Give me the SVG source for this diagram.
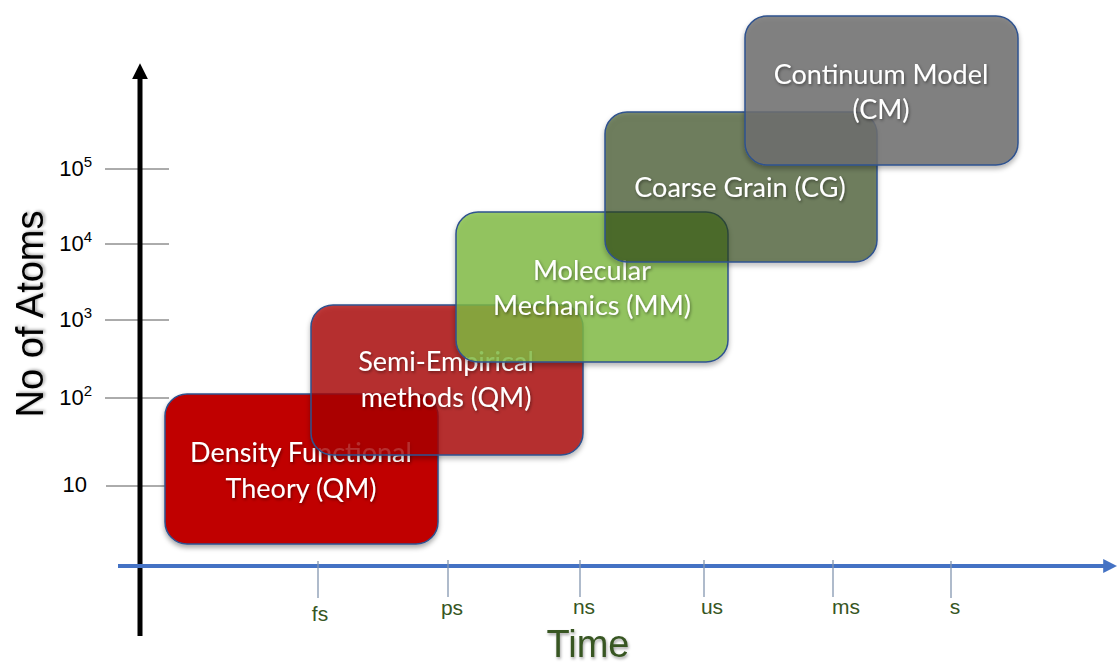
<svg xmlns="http://www.w3.org/2000/svg" width="1118" height="664" viewBox="0 0 1118 664">
<defs>
<filter id="boxShadow" x="-10%" y="-10%" width="120%" height="130%">
<feDropShadow dx="0" dy="3" stdDeviation="2.5" flood-color="#000" flood-opacity="0.35"/>
</filter>
<filter id="txtShadow" x="-10%" y="-30%" width="120%" height="160%">
<feDropShadow dx="1" dy="1.5" stdDeviation="1.5" flood-color="#000" flood-opacity="0.45"/>
</filter>
<filter id="axShadow" x="-20%" y="-20%" width="140%" height="140%">
<feDropShadow dx="1" dy="2" stdDeviation="1.5" flood-color="#000" flood-opacity="0.35"/>
</filter>
<marker id="arrBlack" viewBox="0 0 10 10" refX="2" refY="5" markerWidth="3.2" markerHeight="3.2" orient="auto" markerUnits="strokeWidth">
<path d="M0,0 L10,5 L0,10 Z" fill="#000"/>
</marker>
<marker id="arrBlue" viewBox="0 0 10 10" refX="2" refY="5" markerWidth="3.5" markerHeight="3.5" orient="auto" markerUnits="strokeWidth">
<path d="M0,0 L10,5 L0,10 Z" fill="#4472C4"/>
</marker>
<style>
.box{stroke:#2F528F;stroke-width:1.5;filter:url(#boxShadow)}
.lbl{font-family:Lato,"Open Sans",sans-serif;font-size:27px;fill:#fff;text-anchor:middle;filter:url(#txtShadow)}
.ytick{stroke:#595959;stroke-width:1}
.xtick{stroke:#8497B0;stroke-width:1.3}
.ylab{font-family:"Liberation Sans",Arial,sans-serif;font-size:22px;fill:#000;text-anchor:end}
.xlab{font-family:"Liberation Sans",Arial,sans-serif;font-size:21px;fill:#375623;text-anchor:middle}
</style>
</defs>
<rect width="1118" height="664" fill="#fff"/>

<g id="axes">
<line class="ytick" x1="105" y1="169" x2="169" y2="169"/>
<line class="ytick" x1="105" y1="244" x2="169" y2="244"/>
<line class="ytick" x1="105" y1="320" x2="169" y2="320"/>
<line class="ytick" x1="105" y1="398" x2="169" y2="398"/>
<line class="ytick" x1="106" y1="486" x2="169" y2="486"/>
<line x1="140" y1="636" x2="140" y2="76" stroke="#000" stroke-width="5" marker-end="url(#arrBlack)"/>
<line x1="118" y1="566" x2="1106" y2="566" stroke="#4472C4" stroke-width="4" marker-end="url(#arrBlue)"/>
<line class="xtick" x1="318" y1="561" x2="318" y2="598"/>
<line class="xtick" x1="448" y1="560" x2="448" y2="597"/>
<line class="xtick" x1="580" y1="560" x2="580" y2="597"/>
<line class="xtick" x1="704" y1="560" x2="704" y2="597"/>
<line class="xtick" x1="833" y1="560" x2="833" y2="597"/>
<line class="xtick" x1="951" y1="561" x2="951" y2="598"/>
</g>

<g id="y-labels">
<text class="ylab" x="92" y="176">10<tspan font-size="15" dy="-9">5</tspan></text>
<text class="ylab" x="92" y="251">10<tspan font-size="15" dy="-9">4</tspan></text>
<text class="ylab" x="92" y="327">10<tspan font-size="15" dy="-9">3</tspan></text>
<text class="ylab" x="92" y="405">10<tspan font-size="15" dy="-9">2</tspan></text>
<text class="ylab" x="87" y="492">10</text>
<text x="43" y="314" transform="rotate(-90 43 314)" font-family="'Liberation Sans',Arial,sans-serif" font-size="38" fill="#000" text-anchor="middle" filter="url(#axShadow)">No of Atoms</text>
</g>

<g id="x-labels">
<text class="xlab" x="320" y="621">fs</text>
<text class="xlab" x="452" y="615">ps</text>
<text class="xlab" x="584" y="614">ns</text>
<text class="xlab" x="712" y="614">us</text>
<text class="xlab" x="846" y="614">ms</text>
<text class="xlab" x="955" y="614">s</text>
<text x="588" y="657" font-family="'Liberation Sans',Arial,sans-serif" font-size="38" fill="#375623" text-anchor="middle" filter="url(#axShadow)">Time</text>
</g>

<g id="dft">
<rect class="box" x="165" y="394" width="273" height="150" rx="22" fill="#C00000"/>
<text class="lbl" x="301" y="462">Density Functional</text>
<text class="lbl" x="301" y="498">Theory (QM)</text>
</g>

<g id="semi-empirical">
<rect class="box" x="311" y="305" width="272" height="150" rx="22" fill="#AB0000" fill-opacity="0.75"/>
<text class="lbl" x="446" y="371">Semi-Empirical</text>
<text class="lbl" x="446" y="407">methods (QM)</text>
</g>

<g id="molecular-mechanics">
<rect class="box" x="456" y="212" width="272" height="150" rx="22" fill="#82BE44" fill-opacity="0.78"/>
<text class="lbl" x="592" y="280">Molecular</text>
<text class="lbl" x="592" y="315">Mechanics (MM)</text>
</g>

<g id="coarse-grain">
<rect class="box" x="605" y="112" width="272" height="150" rx="22" fill="#2B4416" fill-opacity="0.6"/>
<text class="lbl" x="740" y="197">Coarse Grain (CG)</text>
</g>

<g id="continuum-model">
<rect class="box" x="745" y="16" width="273" height="149" rx="22" fill="#707070" fill-opacity="0.82"/>
<text class="lbl" x="881" y="84">Continuum Model</text>
<text class="lbl" x="881" y="119">(CM)</text>
</g>
</svg>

# [WHAT YOU NEED TO DO]
Reproduce the whole listing above word for word, but not its pictures.

# [TASK RESULT]
Give me the SVG source for this diagram.
<svg xmlns="http://www.w3.org/2000/svg" width="1118" height="664" viewBox="0 0 1118 664">
<defs>
<filter id="boxShadow" x="-10%" y="-10%" width="120%" height="130%">
<feDropShadow dx="0" dy="3" stdDeviation="2.5" flood-color="#000" flood-opacity="0.35"/>
</filter>
<filter id="txtShadow" x="-10%" y="-30%" width="120%" height="160%">
<feDropShadow dx="1" dy="1.5" stdDeviation="1.5" flood-color="#000" flood-opacity="0.45"/>
</filter>
<filter id="axShadow" x="-20%" y="-20%" width="140%" height="140%">
<feDropShadow dx="1" dy="2" stdDeviation="1.5" flood-color="#000" flood-opacity="0.35"/>
</filter>
<marker id="arrBlack" viewBox="0 0 10 10" refX="2" refY="5" markerWidth="3.2" markerHeight="3.2" orient="auto" markerUnits="strokeWidth">
<path d="M0,0 L10,5 L0,10 Z" fill="#000"/>
</marker>
<marker id="arrBlue" viewBox="0 0 10 10" refX="2" refY="5" markerWidth="3.5" markerHeight="3.5" orient="auto" markerUnits="strokeWidth">
<path d="M0,0 L10,5 L0,10 Z" fill="#4472C4"/>
</marker>
<style>
.box{stroke:#2F528F;stroke-width:1.5;filter:url(#boxShadow)}
.lbl{font-family:Lato,"Open Sans",sans-serif;font-size:27px;fill:#fff;text-anchor:middle;filter:url(#txtShadow)}
.ytick{stroke:#595959;stroke-width:1}
.xtick{stroke:#8497B0;stroke-width:1.3}
.ylab{font-family:"Liberation Sans",Arial,sans-serif;font-size:22px;fill:#000;text-anchor:end}
.xlab{font-family:"Liberation Sans",Arial,sans-serif;font-size:21px;fill:#375623;text-anchor:middle}
</style>
</defs>
<rect width="1118" height="664" fill="#fff"/>

<g id="axes">
<line class="ytick" x1="105" y1="169" x2="169" y2="169"/>
<line class="ytick" x1="105" y1="244" x2="169" y2="244"/>
<line class="ytick" x1="105" y1="320" x2="169" y2="320"/>
<line class="ytick" x1="105" y1="398" x2="169" y2="398"/>
<line class="ytick" x1="106" y1="486" x2="169" y2="486"/>
<line x1="140" y1="636" x2="140" y2="76" stroke="#000" stroke-width="5" marker-end="url(#arrBlack)"/>
<line x1="118" y1="566" x2="1106" y2="566" stroke="#4472C4" stroke-width="4" marker-end="url(#arrBlue)"/>
<line class="xtick" x1="318" y1="561" x2="318" y2="598"/>
<line class="xtick" x1="448" y1="560" x2="448" y2="597"/>
<line class="xtick" x1="580" y1="560" x2="580" y2="597"/>
<line class="xtick" x1="704" y1="560" x2="704" y2="597"/>
<line class="xtick" x1="833" y1="560" x2="833" y2="597"/>
<line class="xtick" x1="951" y1="561" x2="951" y2="598"/>
</g>

<g id="y-labels">
<text class="ylab" x="92" y="176">10<tspan font-size="15" dy="-9">5</tspan></text>
<text class="ylab" x="92" y="251">10<tspan font-size="15" dy="-9">4</tspan></text>
<text class="ylab" x="92" y="327">10<tspan font-size="15" dy="-9">3</tspan></text>
<text class="ylab" x="92" y="405">10<tspan font-size="15" dy="-9">2</tspan></text>
<text class="ylab" x="87" y="492">10</text>
<text x="43" y="314" transform="rotate(-90 43 314)" font-family="'Liberation Sans',Arial,sans-serif" font-size="38" fill="#000" text-anchor="middle" filter="url(#axShadow)">No of Atoms</text>
</g>

<g id="x-labels">
<text class="xlab" x="320" y="621">fs</text>
<text class="xlab" x="452" y="615">ps</text>
<text class="xlab" x="584" y="614">ns</text>
<text class="xlab" x="712" y="614">us</text>
<text class="xlab" x="846" y="614">ms</text>
<text class="xlab" x="955" y="614">s</text>
<text x="588" y="657" font-family="'Liberation Sans',Arial,sans-serif" font-size="38" fill="#375623" text-anchor="middle" filter="url(#axShadow)">Time</text>
</g>

<g id="dft">
<rect class="box" x="165" y="394" width="273" height="150" rx="22" fill="#C00000"/>
<text class="lbl" x="301" y="462">Density Functional</text>
<text class="lbl" x="301" y="498">Theory (QM)</text>
</g>

<g id="semi-empirical">
<rect class="box" x="311" y="305" width="272" height="150" rx="22" fill="#AB0000" fill-opacity="0.75"/>
<text class="lbl" x="446" y="371">Semi-Empirical</text>
<text class="lbl" x="446" y="407">methods (QM)</text>
</g>

<g id="molecular-mechanics">
<rect class="box" x="456" y="212" width="272" height="150" rx="22" fill="#82BE44" fill-opacity="0.78"/>
<text class="lbl" x="592" y="280">Molecular</text>
<text class="lbl" x="592" y="315">Mechanics (MM)</text>
</g>

<g id="coarse-grain">
<rect class="box" x="605" y="112" width="272" height="150" rx="22" fill="#2B4416" fill-opacity="0.6"/>
<text class="lbl" x="740" y="197">Coarse Grain (CG)</text>
</g>

<g id="continuum-model">
<rect class="box" x="745" y="16" width="273" height="149" rx="22" fill="#707070" fill-opacity="0.82"/>
<text class="lbl" x="881" y="84">Continuum Model</text>
<text class="lbl" x="881" y="119">(CM)</text>
</g>
</svg>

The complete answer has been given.